The prospect of getting more bus service in Salmon Arm in the near future doesn’t look promising, but that doesn’t mean the city should not request an increase.
Ryan Little, regional manager for BC Transit, addressed city council’s June 8 meeting where he said transit funding levels are forecast to “remain relatively flat” over the next three years, which includes this year.
He was responding to a question from Coun. Ken Jamieson who noted council has heard there will be a three-year funding freeze.
In previous years, funding has increased annually.
“As you know, the provincial budget is approved annually but it’s a three-year plan,” Little said, suggesting if the city has a request it should fine-tune it with the city’s director of engineering, Rob Niewenhuizen, and then send it to the provincial government.
“The likelihood (of more funding) wasn’t as great as in prior years, but it’s still only determined on an annual basis.”

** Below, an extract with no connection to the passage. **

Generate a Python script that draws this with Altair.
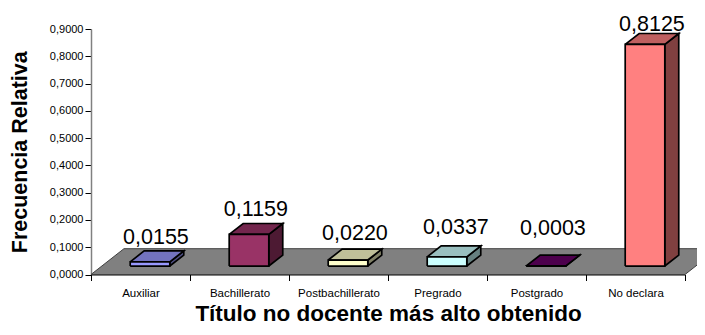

He said in his opinion, although BC Transit receives lots of requests for expanded service, there is careful balancing between what is affordable and what is requested.
City council was presented with a petition in April from more than 250 citizens asking that busing hours be increased to 9 p.m. on weekdays and service be provided on Sunday.
“There is insufficient busing hours for the amount of residents, especially seniors and people with disabilities who have no other means aside from the city bus to get around in our community,” the petition read.
Louise Wallace Richmond asked if BC Transit would get the petition. Niewenhuizen said the information could be passed along when council makes its request.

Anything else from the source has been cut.